- Drugs
- Tuesday, 17 Dec 2019
Roche and Spark announce All antitrust approvals required to close the transaction received
Roche (SIX: RO, ROG; OTCQX: RHHBY) and Spark Therapeutics, Inc. (NASDAQ: ONCE) (“Spark”) announced that the Federal Trade Commission closed its investigation and granted unconditional clearance and termination of the waiting period under the Hart-Scott-Rodino Antitrust Improvements Act of 1976 (“HSR Act”) in connection with Roche’s pending acquisition of Spark pursuant to its previously announced tender offer to purchase all of the outstanding shares of common stock (the “Shares”) of Spark for USD 114.50 per Share, net to the seller thereof in cash, without interest and subject to any withholding taxes required by applicable law and upon the terms and subject to the conditions set forth in the Offer to Purchase dated March 7, 2019 (as it may be amended and supplemented from time to time, the “Offer”).
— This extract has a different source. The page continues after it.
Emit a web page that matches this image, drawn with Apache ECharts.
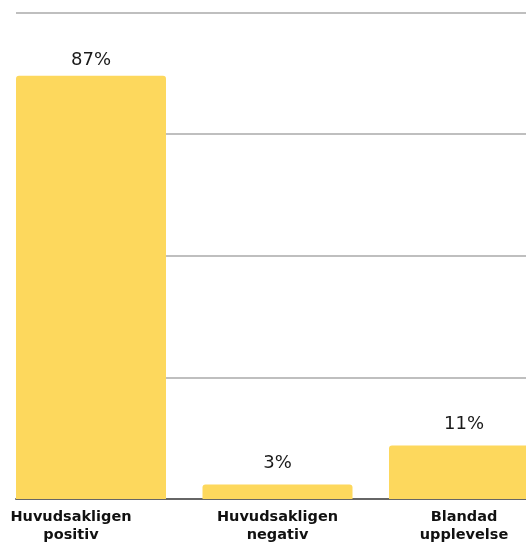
<!DOCTYPE html>
<html>
<head>
<meta charset="utf-8">
<script src="https://cdn.jsdelivr.net/npm/echarts@6/dist/echarts.min.js"></script>
<style>
html,body{margin:0;padding:0;background:#fff;}
#chart{width:526px;height:544px;}
</style>
</head>
<body>
<div id="chart"></div>
<script>
const categories = ['Huvudsakligen\npositiv', 'Huvudsakligen\nnegativ', 'Blandad\nupplevelse'];
const values = [87, 3, 11];
const yMin = 0, yMax = 100, yInterval = 25;

const chart = echarts.init(document.getElementById('chart'));
const barColor = '#fdd85d';
const gridTop = 12.5, gridBottom = 45;

const catData = categories.map((c, i) => i === 0
  ? { value: c, textStyle: { padding: [0, 40, 0, 0] } }
  : c);

const seriesData = values.map((v, i) => i === 0
  ? { value: v, label: { distance: 6 } }
  : v);

chart.setOption({
  animation: false,
  grid: [
    { left: 16, right: 0, top: gridTop, bottom: gridBottom, outerBoundsMode: 'none', containLabel: false },
    { left: -2.25, width: 559.5, top: gridTop, bottom: gridBottom, outerBoundsMode: 'none', containLabel: false }
  ],
  xAxis: [
    { gridIndex: 0, type: 'category', data: categories,
      axisLine: { show: true, lineStyle: { color: '#666', width: 2 } },
      axisTick: { show: false }, axisLabel: { show: false }, splitLine: { show: false } },
    { gridIndex: 1, type: 'category', data: catData,
      axisLine: { show: false }, axisTick: { show: false },
      axisLabel: { interval: 0, margin: 9, fontFamily: 'DejaVu Sans', fontWeight: 'bold',
        fontSize: 14.5, lineHeight: 18, color: '#111' } }
  ],
  yAxis: [
    { gridIndex: 0, type: 'value', min: yMin, max: yMax, interval: yInterval,
      axisLine: { show: false }, axisTick: { show: false }, axisLabel: { show: false },
      splitLine: { show: true, lineStyle: { color: '#bfbfbf', width: 2 } } },
    { gridIndex: 1, type: 'value', min: yMin, max: yMax, interval: yInterval,
      axisLine: { show: false }, axisTick: { show: false }, axisLabel: { show: false },
      splitLine: { show: false } }
  ],
  series: [{
    type: 'bar', xAxisIndex: 1, yAxisIndex: 1,
    data: seriesData, barWidth: 150,
    itemStyle: { color: barColor, borderRadius: [3, 3, 0, 0] },
    label: { show: true, position: 'top', distance: 12, formatter: '{c}%',
      fontFamily: 'DejaVu Sans', fontSize: 18, color: '#1a1a1a' },
    z: 2
  }]
});
</script>
</body>
</html>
As a result, the condition to the Offer with respect to the expiration or termination of any applicable waiting period under the HSR Act has been satisfied and all antitrust approvals required to complete the Offer have now been received.
The offering period of the Offer is scheduled to expire at 5:00 p.m., New York City time, on Monday, December 16, 2019, unless it is extended further under the circumstances set forth in the Agreement and Plan of Merger, dated as of February 22, 2019, by and among Roche Holdings, Inc., 022019 Merger Subsidiary, Inc., and Spark.
Closing of the tender offer is conditioned upon customary closing conditions, including there being validly tendered and received, and not validly withdrawn, a majority of the outstanding Spark Shares.